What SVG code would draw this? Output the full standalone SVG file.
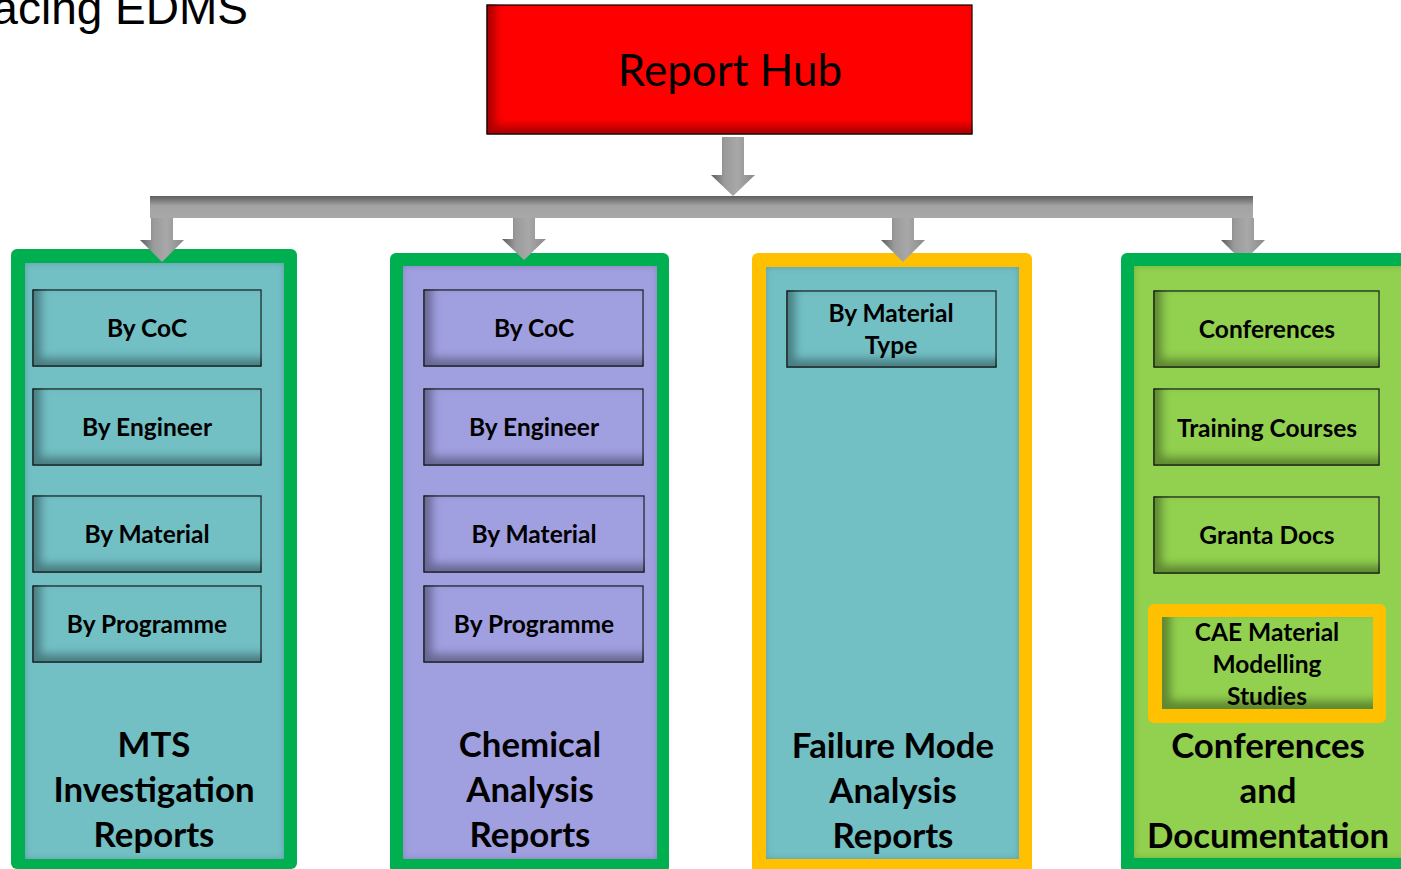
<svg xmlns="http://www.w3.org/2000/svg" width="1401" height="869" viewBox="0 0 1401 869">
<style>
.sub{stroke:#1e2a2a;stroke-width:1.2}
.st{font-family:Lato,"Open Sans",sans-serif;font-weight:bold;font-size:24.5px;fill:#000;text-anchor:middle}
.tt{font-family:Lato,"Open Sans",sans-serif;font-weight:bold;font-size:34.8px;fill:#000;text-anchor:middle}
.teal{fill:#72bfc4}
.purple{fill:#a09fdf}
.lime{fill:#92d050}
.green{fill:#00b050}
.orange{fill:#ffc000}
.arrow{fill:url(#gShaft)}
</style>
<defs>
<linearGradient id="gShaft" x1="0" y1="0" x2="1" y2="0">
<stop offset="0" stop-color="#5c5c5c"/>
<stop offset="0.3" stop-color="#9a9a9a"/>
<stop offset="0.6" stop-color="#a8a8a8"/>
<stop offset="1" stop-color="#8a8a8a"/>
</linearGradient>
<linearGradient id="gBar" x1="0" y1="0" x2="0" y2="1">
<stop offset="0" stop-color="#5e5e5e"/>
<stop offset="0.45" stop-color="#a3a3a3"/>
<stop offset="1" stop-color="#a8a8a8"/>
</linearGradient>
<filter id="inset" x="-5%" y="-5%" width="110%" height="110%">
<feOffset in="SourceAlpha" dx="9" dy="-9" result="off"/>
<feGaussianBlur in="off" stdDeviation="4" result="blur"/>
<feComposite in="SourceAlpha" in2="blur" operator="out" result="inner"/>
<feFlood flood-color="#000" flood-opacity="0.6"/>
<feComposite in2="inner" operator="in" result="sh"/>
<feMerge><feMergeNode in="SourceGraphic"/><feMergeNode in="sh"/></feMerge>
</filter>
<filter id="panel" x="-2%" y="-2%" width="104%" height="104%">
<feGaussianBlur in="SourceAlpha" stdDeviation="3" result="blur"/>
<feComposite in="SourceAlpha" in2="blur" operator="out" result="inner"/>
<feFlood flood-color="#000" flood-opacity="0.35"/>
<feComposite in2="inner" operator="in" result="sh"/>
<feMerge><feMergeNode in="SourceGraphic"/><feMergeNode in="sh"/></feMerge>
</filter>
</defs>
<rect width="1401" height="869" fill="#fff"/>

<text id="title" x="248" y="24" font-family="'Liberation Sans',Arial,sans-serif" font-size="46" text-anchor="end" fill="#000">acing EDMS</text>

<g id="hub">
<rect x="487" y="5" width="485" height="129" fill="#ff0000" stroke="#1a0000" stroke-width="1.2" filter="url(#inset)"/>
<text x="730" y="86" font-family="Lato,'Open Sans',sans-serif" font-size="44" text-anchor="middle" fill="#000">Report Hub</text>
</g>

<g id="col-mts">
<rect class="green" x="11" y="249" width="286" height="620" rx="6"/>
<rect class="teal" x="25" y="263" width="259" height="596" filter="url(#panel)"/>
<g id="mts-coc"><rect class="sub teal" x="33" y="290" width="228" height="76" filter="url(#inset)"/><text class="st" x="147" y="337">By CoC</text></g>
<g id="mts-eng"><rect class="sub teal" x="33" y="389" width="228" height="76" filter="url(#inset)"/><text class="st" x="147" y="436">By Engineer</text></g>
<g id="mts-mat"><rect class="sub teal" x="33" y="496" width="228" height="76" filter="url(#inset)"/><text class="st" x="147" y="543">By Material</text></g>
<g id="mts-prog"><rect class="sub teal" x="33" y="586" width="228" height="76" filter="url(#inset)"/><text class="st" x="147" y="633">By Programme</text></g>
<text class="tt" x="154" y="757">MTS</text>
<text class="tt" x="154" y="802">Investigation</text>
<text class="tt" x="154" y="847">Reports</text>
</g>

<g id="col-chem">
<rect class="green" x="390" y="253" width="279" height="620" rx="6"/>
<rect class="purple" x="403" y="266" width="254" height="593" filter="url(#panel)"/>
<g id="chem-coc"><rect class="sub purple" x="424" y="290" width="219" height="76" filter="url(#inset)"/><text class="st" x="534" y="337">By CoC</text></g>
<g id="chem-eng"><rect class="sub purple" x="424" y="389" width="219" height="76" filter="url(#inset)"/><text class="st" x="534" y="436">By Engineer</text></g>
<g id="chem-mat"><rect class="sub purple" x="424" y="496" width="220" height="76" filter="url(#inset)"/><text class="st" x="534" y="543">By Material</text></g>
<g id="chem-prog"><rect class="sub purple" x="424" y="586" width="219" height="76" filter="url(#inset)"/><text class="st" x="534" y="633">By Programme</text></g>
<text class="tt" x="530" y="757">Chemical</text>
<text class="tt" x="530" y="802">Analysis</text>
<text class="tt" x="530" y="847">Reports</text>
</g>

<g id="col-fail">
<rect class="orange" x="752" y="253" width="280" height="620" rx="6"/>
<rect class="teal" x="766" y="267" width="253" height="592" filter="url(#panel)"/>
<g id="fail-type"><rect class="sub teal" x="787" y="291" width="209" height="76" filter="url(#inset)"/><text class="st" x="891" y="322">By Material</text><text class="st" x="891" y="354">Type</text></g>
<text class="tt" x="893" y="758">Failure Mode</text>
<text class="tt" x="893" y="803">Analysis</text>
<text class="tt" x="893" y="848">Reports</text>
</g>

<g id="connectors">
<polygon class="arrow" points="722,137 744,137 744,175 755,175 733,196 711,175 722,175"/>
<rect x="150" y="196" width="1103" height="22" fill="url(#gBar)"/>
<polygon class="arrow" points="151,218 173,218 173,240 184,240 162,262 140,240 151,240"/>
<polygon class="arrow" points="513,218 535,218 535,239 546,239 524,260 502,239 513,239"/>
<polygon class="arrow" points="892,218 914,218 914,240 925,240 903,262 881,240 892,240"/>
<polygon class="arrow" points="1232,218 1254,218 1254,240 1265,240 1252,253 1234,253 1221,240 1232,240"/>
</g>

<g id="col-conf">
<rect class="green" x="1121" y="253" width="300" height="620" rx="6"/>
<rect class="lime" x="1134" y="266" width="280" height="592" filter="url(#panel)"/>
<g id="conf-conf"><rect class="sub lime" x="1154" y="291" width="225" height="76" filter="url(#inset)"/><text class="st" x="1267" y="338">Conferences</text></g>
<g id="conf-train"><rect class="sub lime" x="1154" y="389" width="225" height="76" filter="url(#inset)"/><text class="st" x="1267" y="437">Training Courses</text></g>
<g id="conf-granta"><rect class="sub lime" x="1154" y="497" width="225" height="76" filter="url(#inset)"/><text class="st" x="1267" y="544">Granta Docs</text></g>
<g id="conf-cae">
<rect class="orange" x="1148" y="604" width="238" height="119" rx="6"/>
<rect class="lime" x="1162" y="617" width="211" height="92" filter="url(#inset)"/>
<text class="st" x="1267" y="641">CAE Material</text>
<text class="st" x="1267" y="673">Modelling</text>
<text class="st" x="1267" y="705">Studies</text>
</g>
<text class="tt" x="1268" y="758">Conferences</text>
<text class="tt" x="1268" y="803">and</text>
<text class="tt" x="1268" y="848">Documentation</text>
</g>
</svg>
____
§ **GOAL OF THE EXERCISE**
Leave the pictures out and copy the rest of the data exactly.

§ **COMPLETE ANSWER**
What SVG code would draw this? Output the full standalone SVG file.
<svg xmlns="http://www.w3.org/2000/svg" width="1401" height="869" viewBox="0 0 1401 869">
<style>
.sub{stroke:#1e2a2a;stroke-width:1.2}
.st{font-family:Lato,"Open Sans",sans-serif;font-weight:bold;font-size:24.5px;fill:#000;text-anchor:middle}
.tt{font-family:Lato,"Open Sans",sans-serif;font-weight:bold;font-size:34.8px;fill:#000;text-anchor:middle}
.teal{fill:#72bfc4}
.purple{fill:#a09fdf}
.lime{fill:#92d050}
.green{fill:#00b050}
.orange{fill:#ffc000}
.arrow{fill:url(#gShaft)}
</style>
<defs>
<linearGradient id="gShaft" x1="0" y1="0" x2="1" y2="0">
<stop offset="0" stop-color="#5c5c5c"/>
<stop offset="0.3" stop-color="#9a9a9a"/>
<stop offset="0.6" stop-color="#a8a8a8"/>
<stop offset="1" stop-color="#8a8a8a"/>
</linearGradient>
<linearGradient id="gBar" x1="0" y1="0" x2="0" y2="1">
<stop offset="0" stop-color="#5e5e5e"/>
<stop offset="0.45" stop-color="#a3a3a3"/>
<stop offset="1" stop-color="#a8a8a8"/>
</linearGradient>
<filter id="inset" x="-5%" y="-5%" width="110%" height="110%">
<feOffset in="SourceAlpha" dx="9" dy="-9" result="off"/>
<feGaussianBlur in="off" stdDeviation="4" result="blur"/>
<feComposite in="SourceAlpha" in2="blur" operator="out" result="inner"/>
<feFlood flood-color="#000" flood-opacity="0.6"/>
<feComposite in2="inner" operator="in" result="sh"/>
<feMerge><feMergeNode in="SourceGraphic"/><feMergeNode in="sh"/></feMerge>
</filter>
<filter id="panel" x="-2%" y="-2%" width="104%" height="104%">
<feGaussianBlur in="SourceAlpha" stdDeviation="3" result="blur"/>
<feComposite in="SourceAlpha" in2="blur" operator="out" result="inner"/>
<feFlood flood-color="#000" flood-opacity="0.35"/>
<feComposite in2="inner" operator="in" result="sh"/>
<feMerge><feMergeNode in="SourceGraphic"/><feMergeNode in="sh"/></feMerge>
</filter>
</defs>
<rect width="1401" height="869" fill="#fff"/>

<text id="title" x="248" y="24" font-family="'Liberation Sans',Arial,sans-serif" font-size="46" text-anchor="end" fill="#000">acing EDMS</text>

<g id="hub">
<rect x="487" y="5" width="485" height="129" fill="#ff0000" stroke="#1a0000" stroke-width="1.2" filter="url(#inset)"/>
<text x="730" y="86" font-family="Lato,'Open Sans',sans-serif" font-size="44" text-anchor="middle" fill="#000">Report Hub</text>
</g>

<g id="col-mts">
<rect class="green" x="11" y="249" width="286" height="620" rx="6"/>
<rect class="teal" x="25" y="263" width="259" height="596" filter="url(#panel)"/>
<g id="mts-coc"><rect class="sub teal" x="33" y="290" width="228" height="76" filter="url(#inset)"/><text class="st" x="147" y="337">By CoC</text></g>
<g id="mts-eng"><rect class="sub teal" x="33" y="389" width="228" height="76" filter="url(#inset)"/><text class="st" x="147" y="436">By Engineer</text></g>
<g id="mts-mat"><rect class="sub teal" x="33" y="496" width="228" height="76" filter="url(#inset)"/><text class="st" x="147" y="543">By Material</text></g>
<g id="mts-prog"><rect class="sub teal" x="33" y="586" width="228" height="76" filter="url(#inset)"/><text class="st" x="147" y="633">By Programme</text></g>
<text class="tt" x="154" y="757">MTS</text>
<text class="tt" x="154" y="802">Investigation</text>
<text class="tt" x="154" y="847">Reports</text>
</g>

<g id="col-chem">
<rect class="green" x="390" y="253" width="279" height="620" rx="6"/>
<rect class="purple" x="403" y="266" width="254" height="593" filter="url(#panel)"/>
<g id="chem-coc"><rect class="sub purple" x="424" y="290" width="219" height="76" filter="url(#inset)"/><text class="st" x="534" y="337">By CoC</text></g>
<g id="chem-eng"><rect class="sub purple" x="424" y="389" width="219" height="76" filter="url(#inset)"/><text class="st" x="534" y="436">By Engineer</text></g>
<g id="chem-mat"><rect class="sub purple" x="424" y="496" width="220" height="76" filter="url(#inset)"/><text class="st" x="534" y="543">By Material</text></g>
<g id="chem-prog"><rect class="sub purple" x="424" y="586" width="219" height="76" filter="url(#inset)"/><text class="st" x="534" y="633">By Programme</text></g>
<text class="tt" x="530" y="757">Chemical</text>
<text class="tt" x="530" y="802">Analysis</text>
<text class="tt" x="530" y="847">Reports</text>
</g>

<g id="col-fail">
<rect class="orange" x="752" y="253" width="280" height="620" rx="6"/>
<rect class="teal" x="766" y="267" width="253" height="592" filter="url(#panel)"/>
<g id="fail-type"><rect class="sub teal" x="787" y="291" width="209" height="76" filter="url(#inset)"/><text class="st" x="891" y="322">By Material</text><text class="st" x="891" y="354">Type</text></g>
<text class="tt" x="893" y="758">Failure Mode</text>
<text class="tt" x="893" y="803">Analysis</text>
<text class="tt" x="893" y="848">Reports</text>
</g>

<g id="connectors">
<polygon class="arrow" points="722,137 744,137 744,175 755,175 733,196 711,175 722,175"/>
<rect x="150" y="196" width="1103" height="22" fill="url(#gBar)"/>
<polygon class="arrow" points="151,218 173,218 173,240 184,240 162,262 140,240 151,240"/>
<polygon class="arrow" points="513,218 535,218 535,239 546,239 524,260 502,239 513,239"/>
<polygon class="arrow" points="892,218 914,218 914,240 925,240 903,262 881,240 892,240"/>
<polygon class="arrow" points="1232,218 1254,218 1254,240 1265,240 1252,253 1234,253 1221,240 1232,240"/>
</g>

<g id="col-conf">
<rect class="green" x="1121" y="253" width="300" height="620" rx="6"/>
<rect class="lime" x="1134" y="266" width="280" height="592" filter="url(#panel)"/>
<g id="conf-conf"><rect class="sub lime" x="1154" y="291" width="225" height="76" filter="url(#inset)"/><text class="st" x="1267" y="338">Conferences</text></g>
<g id="conf-train"><rect class="sub lime" x="1154" y="389" width="225" height="76" filter="url(#inset)"/><text class="st" x="1267" y="437">Training Courses</text></g>
<g id="conf-granta"><rect class="sub lime" x="1154" y="497" width="225" height="76" filter="url(#inset)"/><text class="st" x="1267" y="544">Granta Docs</text></g>
<g id="conf-cae">
<rect class="orange" x="1148" y="604" width="238" height="119" rx="6"/>
<rect class="lime" x="1162" y="617" width="211" height="92" filter="url(#inset)"/>
<text class="st" x="1267" y="641">CAE Material</text>
<text class="st" x="1267" y="673">Modelling</text>
<text class="st" x="1267" y="705">Studies</text>
</g>
<text class="tt" x="1268" y="758">Conferences</text>
<text class="tt" x="1268" y="803">and</text>
<text class="tt" x="1268" y="848">Documentation</text>
</g>
</svg>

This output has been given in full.